The spectator and the stage

These images also demonstrate the challenge the curators face when trying to place Degas and Cassatt on equal terms. Cassatt isn’t just a fellow artist and colleague of Degas, she was also a subject for his art, in a way that Degas wasn’t for Cassatt. And while they inhabited the same social milieu and maintained a complex friendship, they were not equally privy to the full spectrum of French society. Both Degas and Cassatt could paint women of society and the fashionable bourgeois, but Degas could also paint women backstage at the opera, in theater dressing rooms, in the grimy boudoirs of a brothel — spaces Cassatt could never visit.

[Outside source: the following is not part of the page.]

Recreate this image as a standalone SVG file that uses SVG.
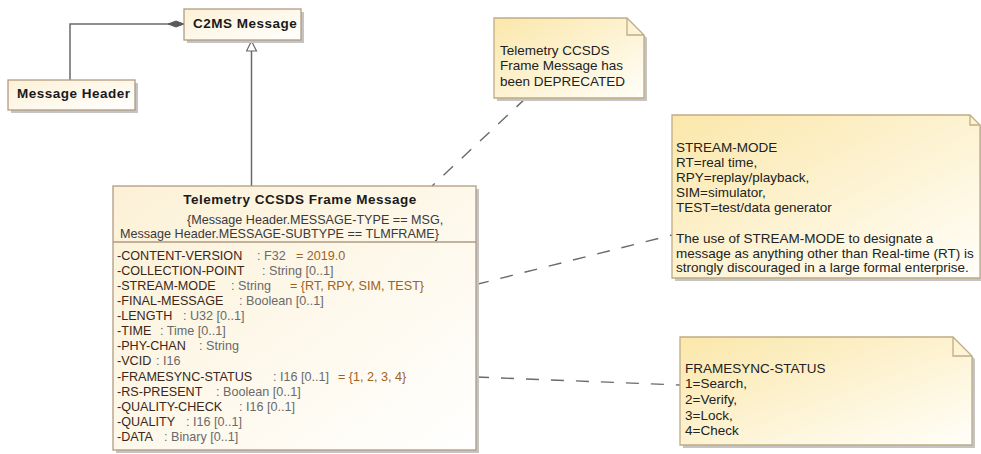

“Cassatt really did have a strong sense of propriety, and she was very conscious of her reputation,” Jones said. “Already being an artist, she was breaking a lot of rules, but she did not want to be seen as someone who was not serious and not respectful.” The exhibition attempts to demonstrate these restrictions by contrasting the two artist’s subtly different relationships to public space.

“You can see she does wonderful theater scenes, but always from the loge,” Jones said. “She’s never down backstage like Degas could be, and that is certainly one of the reasons why so much of her work is focused on interior, domestic scenes, because that was a world in which she did not have to worry about access.”

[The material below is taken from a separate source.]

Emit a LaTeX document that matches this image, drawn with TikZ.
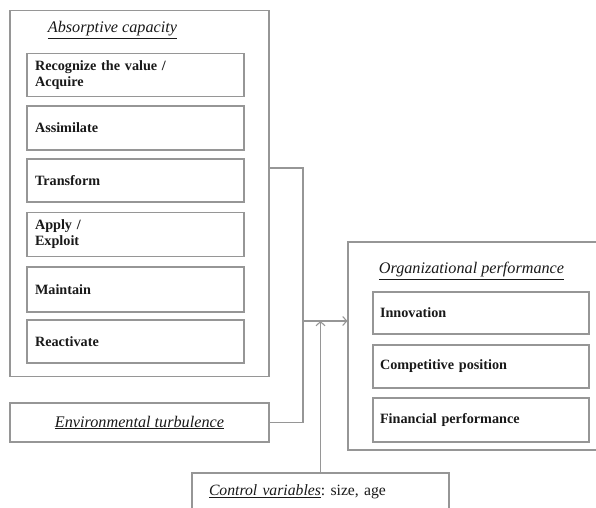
\documentclass[tikz,border=0pt]{standalone}
\usepackage{fontspec}
\setmainfont{Liberation Serif}
\usetikzlibrary{arrows.meta}
\definecolor{linegray}{RGB}{150,150,150}
\definecolor{textdark}{RGB}{25,25,25}
\frenchspacing
\begin{document}
\begin{tikzpicture}[x=1pt,y=-1pt,>={Straight Barb[length=4pt,width=9pt]},
    line width=1.1pt,
    frame/.style={draw=linegray,line width=1.1pt,inner sep=0pt},
    stage box/.style={draw=linegray,line width=1.1pt,minimum height=43pt,text width=201pt,inner xsep=8pt,
        align=left,font=\fontsize{14.2}{16}\selectfont\bfseries,text=textdark},
    title/.style={font=\fontsize{16.2}{18}\selectfont\itshape,text=textdark},
    link/.style={draw=linegray,line width=1.1pt}]
    \clip (0,0) rectangle (596,507);

    \node[frame,minimum width=259pt,minimum height=366pt] at (139.5,193.5) (ac) {};
    \node[title] at (112.5,30) (actitle) {\underline{Absorptive capacity}};
    \node[stage box] at (135.5,75) (recognize) {Recognize the value /\\Acquire};
    \node[stage box,minimum height=44pt] at (135.5,128) (assimilate) {Assimilate};
    \node[stage box] at (135.5,180.5) (transform) {Transform};
    \node[stage box,minimum height=44pt] at (135.5,234.5) (apply) {Apply /\\Exploit};
    \node[stage box,minimum height=45pt] at (135.5,289.5) (maintain) {Maintain};
    \node[stage box] at (135.5,341.5) (reactivate) {Reactivate};

    \node[frame,minimum width=259pt,minimum height=39pt,title] at (139.5,422.5) (env) {\underline{Environmental turbulence}\hspace{10pt}};

    \node[frame,minimum width=250pt,minimum height=208pt] at (473,346) (op) {};
    \node[title] at (471.5,271) (optitle) {\underline{Organizational performance}};
    \node[stage box,text width=202pt,inner xsep=7pt,minimum height=42pt] at (481,313) (innovation) {Innovation};
    \node[stage box,text width=202pt,inner xsep=7pt] at (481,366.5) (competitive) {Competitive position};
    \node[stage box,text width=202pt,inner xsep=7pt,minimum height=44pt] at (481,420) (financial) {Financial performance};

    \node[frame,minimum height=38pt,text width=223pt,inner xsep=17pt,align=left,
        font=\fontsize{15.7}{18}\selectfont,text=textdark] at (320.5,492) (ctrl) {\underline{\textit{Control variables}}: size, age};

    \coordinate (join) at (303,321);
    \path[link] ([yshift=25.5pt]ac.east) -| (join);
    \path[link] (env.east) -| (join);
    \path[link,->] (join) -- (op.west |- join);
    \path[link,->] (ctrl.north) -- (ctrl.north |- join);
\end{tikzpicture}
\end{document}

And so curious quirks emerge. Both Cassatt and Degas paint people at the opera, but Cassatt never shows us the stage. Cassatt’s women, often beautiful but with vacant faces, are looking and being looked at the same time; by omitting the theatrical stage, where the ballerinas are dancing and sopranos singing, Cassatt reminds us that “proper” women are as scrutinized in public as actresses are before the footlights.

Degas, by contrast, often conflates the stage with the viewer. In one 1878-80 image, “At the Theatre: Woman with a Fan,” a woman in the audience is linked to the performers by striking similarities in the rendering of their hair; the fan in the title makes for an ironically flimsy barrier between stage and spectator.

Challenges to custom

Any exhibition that presents Cassatt and Degas together inevitably becomes an exhibition about Cassatt, because she is a problematic artist, strange, unpredictable, sometimes not quite in control of her idiosyncrasies. Jones said that this exhibition will help push audiences past their usual sense of Cassatt as a painter of women and babies, fleshy toddlers and buxom maternal figures.

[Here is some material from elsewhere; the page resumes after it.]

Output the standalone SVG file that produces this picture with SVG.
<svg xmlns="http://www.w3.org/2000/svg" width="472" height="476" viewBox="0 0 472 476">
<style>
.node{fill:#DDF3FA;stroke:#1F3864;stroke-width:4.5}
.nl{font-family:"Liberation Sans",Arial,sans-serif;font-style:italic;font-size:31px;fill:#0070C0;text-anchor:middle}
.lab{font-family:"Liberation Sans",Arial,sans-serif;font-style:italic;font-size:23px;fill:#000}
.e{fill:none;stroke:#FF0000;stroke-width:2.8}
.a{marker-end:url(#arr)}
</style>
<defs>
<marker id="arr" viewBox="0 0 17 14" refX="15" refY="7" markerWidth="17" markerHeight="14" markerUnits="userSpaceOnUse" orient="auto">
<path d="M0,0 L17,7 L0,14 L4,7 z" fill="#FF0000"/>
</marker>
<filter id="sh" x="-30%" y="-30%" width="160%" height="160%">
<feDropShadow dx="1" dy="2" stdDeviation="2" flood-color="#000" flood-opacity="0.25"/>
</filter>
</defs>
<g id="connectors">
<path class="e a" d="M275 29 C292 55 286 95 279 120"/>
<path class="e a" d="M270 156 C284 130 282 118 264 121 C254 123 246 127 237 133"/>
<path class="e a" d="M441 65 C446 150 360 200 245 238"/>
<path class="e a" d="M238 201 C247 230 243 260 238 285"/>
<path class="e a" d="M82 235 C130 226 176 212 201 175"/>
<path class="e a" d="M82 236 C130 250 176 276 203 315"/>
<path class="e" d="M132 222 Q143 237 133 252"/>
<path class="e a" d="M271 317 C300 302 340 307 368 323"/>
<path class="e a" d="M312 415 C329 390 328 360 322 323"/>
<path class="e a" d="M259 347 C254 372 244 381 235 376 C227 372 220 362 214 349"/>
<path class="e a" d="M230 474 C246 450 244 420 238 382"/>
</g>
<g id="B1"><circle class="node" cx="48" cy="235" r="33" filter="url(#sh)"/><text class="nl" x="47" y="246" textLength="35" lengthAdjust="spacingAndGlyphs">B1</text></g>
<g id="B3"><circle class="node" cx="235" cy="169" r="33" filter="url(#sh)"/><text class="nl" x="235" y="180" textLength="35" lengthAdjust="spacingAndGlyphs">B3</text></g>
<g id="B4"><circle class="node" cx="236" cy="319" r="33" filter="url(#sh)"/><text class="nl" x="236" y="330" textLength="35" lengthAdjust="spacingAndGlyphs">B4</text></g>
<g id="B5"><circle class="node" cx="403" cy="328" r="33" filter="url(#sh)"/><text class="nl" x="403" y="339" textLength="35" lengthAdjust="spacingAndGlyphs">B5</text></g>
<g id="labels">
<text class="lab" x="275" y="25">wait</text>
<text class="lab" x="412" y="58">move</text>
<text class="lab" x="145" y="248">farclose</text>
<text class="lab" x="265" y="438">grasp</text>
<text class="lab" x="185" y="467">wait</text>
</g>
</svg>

“I think Cassatt is going to be the big surprise for most people,” Jones said. “We’re accustomed to knowing that Degas was avant-garde and edgy, but people don’t think of Cassatt that way. People think of her as the painter of mothers and children, and they’re very beautiful, but in fact, except for works in the very last section . . . there are no mothers and children. It’s other subjects.”

That includes a couple of small nudes, in which Cassatt’s engagement with Degas seems at its most direct. But there will be other challenges, too, the ones that always dog Cassatt’s reputation. Are her people really, fully people? Is the little girl on the motor car just bored, or is her face poorly rendered? Are the father and son in a sumptuous 1884 painting intently looking at something outside the picture frame, or are their faces somewhat ineptly rendered? Is that a touch of treacle and sentiment that creeps into the later images, from the 1890s, of women in gardens, plucking fruit or holding children?

“Degas/Cassatt” draws on the gallery’s ample holdings of both artists and includes material borrowed from other museums. It features two of the biggest name draws in the museum world but is in fact intended to be a focused, almost microscopic exhibition about details, affinities and possible borrowings and influence. Visitors who simply want to revel in the color of Cassatt and the salacious delights of Degas won’t be disappointed. Among other things, it includes a newly restored Cassatt canvas, “Little Girl in a Blue Armchair.” Seen earlier this year in the gallery’s conservation lab, the painting is stunning, and will likely be the star of the show. But the intention is to dig deeper than that, and the more one tends to dig into Cassatt’s oeuvre, the stranger it seems.



“Degas/Cassatt” will be on view at the National Gallery of Art through Oct. 5.